On successful response, :name will be set to the name returned from the FCM API. If there was an error, :error will contain a JSON map of the response. :response remains similar to the other notification structs. If successful, it will have an atom of :success. If error, it will return an atomized version of the error name. Other possible values include :not_started, :timeout, or :unknown_error (if no string match of the returned error).

Next Steps

The only thing left is polish, testing, and writing a v2 migration guide. Expect to have a release candidate out soon!

victorolinasc commented 2 years ago

Hi @hpopp ! Thank you very much for your work on Pigeon!

We haven't tested this branch yet but I just wanted to know if you are still working on this and intend to release this 2.0 version. If we can help in any way just tell me and I can give you some feedback!

Thanks once again!

hpopp commented 1 year ago

Yeah the RC's should be pretty close to final release. I just published 2.0.0-rc.1 that bundled a fix from earlier this year.

macciomauro commented 1 year ago

Hi! any update on the final release? Seems that Firebase is going to dismiss the legacy FCM next year (an email came in these days). It seems here that the V2 is pretty ready.

Thank you for all you work :heart:

Xunjin commented 1 year ago

@macciomauro Indeed, It appears that we just need a migration guide for v2. @hpopp Any help needed to revise the PR or even doing it, just ping me :D

PS: I wasn't able to find the version 2.0.0-rc.1 mentioned, maybe it's not released on GitHub?

Found on Hex: https://hex.pm/packages/pigeon/2.0.0-rc.1

TY @brosquinha for always saving my lazy **s

tommyshadowboxer commented 6 months ago

Any news on this? Is there a migration guide for v2?

Sinc63 commented 1 month ago

One of my coworkers received the information below (my emphasis added) regarding FCM messaging to Google. We have 2 days before the legacy API is not supported and a month or two before it stops working at all. The updated APIs that we need are available only in the Release 2 version of Pigeon, so it is important to all your users that you release this version (with the important migration notes if possible) as soon as possible. I'm already working on an upgrade of our push notification software, so getting Pigeon V2 at the same time would be great!

I hope you are close to ready and can complete things shortly. Thanks for your efforts.

We’re writing to remind you that starting **June 20, 2024** the legacy Firebase Cloud Messaging (FCM) APIs will be discontinued. This change will cause the legacy APIs to return an increased number of error responses.
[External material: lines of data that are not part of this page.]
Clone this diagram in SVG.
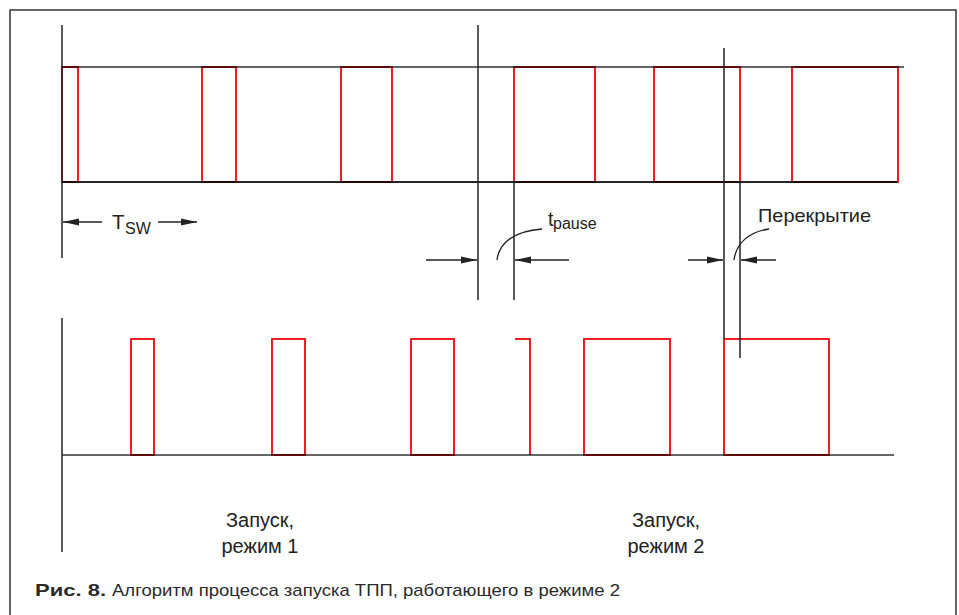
<svg xmlns="http://www.w3.org/2000/svg" width="959" height="615" viewBox="0 0 959 615">
<defs>
<style>
.frame{fill:none;stroke:#333;stroke-width:1.5}
.ax{fill:none;stroke:#222;stroke-width:1.5}
.hl{fill:none;stroke:#000;stroke-width:2;stroke-opacity:0.6}
.hd{fill:none;stroke:#000;stroke-width:1.8;stroke-opacity:0.85}
.p{fill:none;stroke:#ee1c25;stroke-width:2}
.dim{fill:none;stroke:#222;stroke-width:1.3}
.arr{fill:none;stroke:#222;stroke-width:1.3;marker-end:url(#ah)}
.t{font-family:"Liberation Sans",Arial,sans-serif;fill:#222}
.cap{font-family:"Liberation Sans",Arial,sans-serif;fill:#2a2a2a}
</style>
<marker id="ah" markerUnits="userSpaceOnUse" markerWidth="16" markerHeight="8" refX="16" refY="4" orient="auto">
<path d="M0,0.5 L16,4 L0,7.5 z" fill="#222"/>
</marker>
</defs>
<rect class="frame" x="10" y="10" width="946" height="640"/>
<g id="top-signal">
<rect class="p" x="62" y="67" width="16" height="115"/>
<rect class="p" x="202" y="67" width="34" height="115"/>
<rect class="p" x="341" y="67" width="51" height="115"/>
<rect class="p" x="514" y="67" width="81" height="115"/>
<rect class="p" x="654" y="67" width="86" height="115"/>
<rect class="p" x="792" y="67" width="106" height="115"/>
<line class="hl" x1="62" y1="67" x2="904" y2="67"/>
<line class="hd" x1="62" y1="182" x2="897" y2="182"/>
</g>
<g id="bottom-signal">
<rect class="p" x="131" y="339" width="23" height="116"/>
<rect class="p" x="272" y="339" width="33" height="116"/>
<rect class="p" x="411" y="339" width="43" height="116"/>
<path class="p" d="M515,339 L530,339 L530,455"/>
<rect class="p" x="584" y="339" width="86" height="116"/>
<rect class="p" x="724" y="339" width="105" height="116"/>
<line class="hl" x1="62" y1="455" x2="894" y2="455"/>
</g>
<g id="connectors">
<line class="ax" x1="62" y1="25" x2="62" y2="258"/>
<line class="ax" x1="62" y1="318" x2="62" y2="552"/>
<line class="ax" x1="478" y1="25" x2="478" y2="300"/>
<line class="ax" x1="514" y1="182" x2="514" y2="300"/>
<line class="ax" x1="724" y1="48" x2="724" y2="339" stroke="#555"/>
<line class="ax" x1="740" y1="182" x2="740" y2="358"/>
<line class="arr" x1="102" y1="222" x2="63" y2="222"/>
<line class="arr" x1="158" y1="222" x2="197" y2="222"/>
<line class="arr" x1="426" y1="260" x2="477" y2="260"/>
<line class="arr" x1="569" y1="260" x2="515" y2="260"/>
<line class="arr" x1="688" y1="260" x2="723" y2="260"/>
<line class="arr" x1="776" y1="260" x2="741" y2="260"/>
<path class="dim" d="M497,260 C499,243 514,231 542,229"/>
<path class="dim" d="M734,260 C736,244 748,232 769,229"/>
</g>
<g id="labels">
<text class="t" x="112" y="229" font-size="20.5">T</text>
<text class="t" x="125" y="234" font-size="16">SW</text>
<text class="t" x="548" y="226" font-size="19.5">t</text>
<text class="t" x="553" y="229" font-size="16">pause</text>
<text class="t" x="758" y="222" font-size="18.5" textLength="113" lengthAdjust="spacingAndGlyphs">Перекрытие</text>
<text class="t" x="260" y="527" font-size="20" text-anchor="middle">Запуск,</text>
<text class="t" x="260" y="553" font-size="20" text-anchor="middle">режим 1</text>
<text class="t" x="666" y="527" font-size="20" text-anchor="middle">Запуск,</text>
<text class="t" x="666" y="553" font-size="20" text-anchor="middle">режим 2</text>
</g>
<g id="caption">
<text class="cap" x="35" y="596" font-size="17" font-weight="bold" textLength="71" lengthAdjust="spacingAndGlyphs">Рис. 8.</text>
<text class="cap" x="112" y="596" font-size="17" textLength="508" lengthAdjust="spacingAndGlyphs">Алгоритм процесса запуска ТПП, работающего в режиме 2</text>
</g>
</svg>
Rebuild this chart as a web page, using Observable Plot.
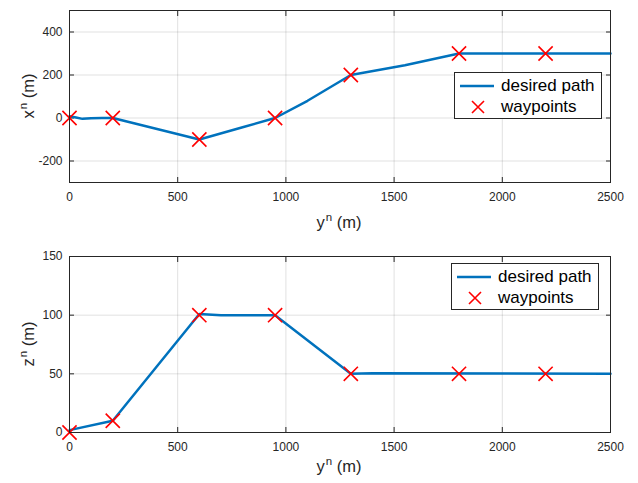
<!DOCTYPE html>
<html>
<head>
<meta charset="utf-8">
<script src="https://cdn.jsdelivr.net/npm/d3@7"></script>
<script src="https://cdn.jsdelivr.net/npm/@observablehq/plot@0.6"></script>
<style>
  html, body { margin: 0; padding: 0; background: #fff; }
  #wrap { position: relative; width: 638px; height: 483px; font-family: "Liberation Sans", Arial, sans-serif; }
  .legend { position: absolute; background: #fff; border: 1px solid #262626; box-sizing: border-box; font-size: 17px; color: #000; }
  .legend .row { position: absolute; left: 0; display: flex; align-items: center; height: 20px; }
  .legend svg { display: block; }
  .lab { position: absolute; font-size: 16.5px; color: #262626; white-space: nowrap; line-height: 1; }
  .lab sup { font-size: 11.5px; vertical-align: 0; position: relative; top: -7px; margin-left: 1px; }
  .xlab { transform: translate(-50%, -50%); }
  .ylab { transform: translate(-50%, -50%) rotate(-90deg); }
</style>
</head>
<body>
<div id="wrap"></div>
<script>
// Waypoints (east y^n, north x^n, down z^n)
const wpY = [0, 200, 600, 950, 1300, 1800, 2200];
const wpX = [0, 0, -100, 0, 200, 300, 300];
const wpZ = [0, 10, 100, 100, 50, 50, 50];

// Desired path, horizontal
const pathY = [0, 30, 60, 100, 150, 200, 400, 600, 800, 950, 1100, 1300, 1550, 1800, 1900, 2200, 2500];
const pathX = [8, 2, -4, -1, 0, 0, -50, -100, -43, 0, 80, 200, 245, 300, 300, 300, 300];

// Desired path, vertical
const pathZY = [0, 200, 600, 700, 950, 1300, 1400, 2500];
const pathZ = [2, 10, 101, 100, 100, 50, 50.5, 50];

const xTicks = [0, 500, 1000, 1500, 2000, 2500];
const topTicks = [-200, 0, 200, 400];
const botTicks = [0, 50, 100, 150];

const blue = "#0072BD";
const axisColor = "#262626";

const wp = wpY.map((y, i) => ({y, x: wpX[i], z: wpZ[i]}));
const p1 = pathY.map((y, i) => ({y, x: pathX[i]}));
const p2 = pathZY.map((y, i) => ({y, z: pathZ[i]}));

const fmt = d => String(d);

function common(yTicks) {
  return [
    Plot.gridX(xTicks, {stroke: "#000", strokeOpacity: 0.12}),
    Plot.gridY(yTicks, {stroke: "#000", strokeOpacity: 0.12}),
    Plot.axisX(xTicks, {anchor: "bottom", tickSize: -5, tickPadding: 15, fontSize: 12, color: axisColor, tickFormat: fmt, label: null}),
    Plot.axisX(xTicks, {anchor: "top", tickSize: -5, tickFormat: () => "", label: null, color: axisColor}),
    Plot.axisY(yTicks, {anchor: "left", tickSize: -5, tickPadding: 12, fontSize: 12, color: axisColor, tickFormat: fmt, label: null}),
    Plot.axisY(yTicks, {anchor: "right", tickSize: -5, tickFormat: () => "", label: null, color: axisColor}),
  ];
}

const chartTop = Plot.plot({
  width: 638, height: 240,
  marginLeft: 69, marginRight: 28, marginTop: 10, marginBottom: 58,
  style: {fontFamily: "Liberation Sans, Arial, sans-serif", fontSize: "12px", color: axisColor, background: "#fff"},
  x: {domain: [0, 2500]},
  y: {domain: [-300, 500]},
  marks: [
    ...common(topTicks),
    Plot.line(p1, {x: "y", y: "x", stroke: blue, strokeWidth: 2.5}),
    Plot.dot(wp, {x: "y", y: "x", symbol: "times", r: 6.5, stroke: "#FF0000", strokeWidth: 1.6}),
    Plot.frame({stroke: axisColor, strokeWidth: 1})
  ]
});

const chartBot = Plot.plot({
  width: 638, height: 243,
  marginLeft: 69, marginRight: 28, marginTop: 16, marginBottom: 51,
  style: {fontFamily: "Liberation Sans, Arial, sans-serif", fontSize: "12px", color: axisColor, background: "#fff"},
  x: {domain: [0, 2500]},
  y: {domain: [0, 150]},
  marks: [
    ...common(botTicks),
    Plot.line(p2, {x: "y", y: "z", stroke: blue, strokeWidth: 2.5}),
    Plot.dot(wp, {x: "y", y: "z", symbol: "times", r: 6.5, stroke: "#FF0000", strokeWidth: 1.6}),
    Plot.frame({stroke: axisColor, strokeWidth: 1})
  ]
});

const wrap = document.getElementById("wrap");
chartTop.style.display = "block";
chartBot.style.display = "block";
wrap.appendChild(chartTop);
wrap.appendChild(chartBot);

function label(html, cls, left, topPx) {
  const d = document.createElement("div");
  d.className = "lab " + cls;
  d.style.left = left + "px";
  d.style.top = topPx + "px";
  d.innerHTML = html;
  wrap.appendChild(d);
}
label("y<sup>n</sup> (m)", "xlab", 339, 222);
label("x<sup>n</sup> (m)", "ylab", 28, 96);
label("y<sup>n</sup> (m)", "xlab", 339, 466);
label("z<sup>n</sup> (m)", "ylab", 28, 344);

function legend(left, topPx) {
  const d = document.createElement("div");
  d.className = "legend";
  d.style.left = left + "px";
  d.style.top = topPx + "px";
  d.style.width = "148px";
  d.style.height = "47px";
  d.innerHTML = `
    <div class="row" style="top:3px;left:4px">
      <svg width="36" height="20"><line x1="1" x2="35" y1="10" y2="10" stroke="${blue}" stroke-width="2.5"/></svg>
      <span style="margin-left:6px">desired path</span>
    </div>
    <div class="row" style="top:24px;left:4px">
      <svg width="36" height="20"><path d="M13,4L25,16M25,4L13,16" stroke="#FF0000" stroke-width="1.6"/></svg>
      <span style="margin-left:6px">waypoints</span>
    </div>`;
  wrap.appendChild(d);
}
legend(454, 72);
legend(451, 263);
</script>
</body>
</html>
The discontinued APIs will be **completely shut down by July-August 2024**.

What you need to do
If you’re still using legacy APIs to send messages with FCM, and do not expect the migration to the HTTP v1 API to be completed by June 20, 2024, please submit an extension request with Firebase Support before then to avoid disruptions in your service.

We’re here to help
We understand this change may take some planning, and we're here to support you during this transition. If you have any questions or need more information about the specific error codes and error messages, please review the Firebase FAQs.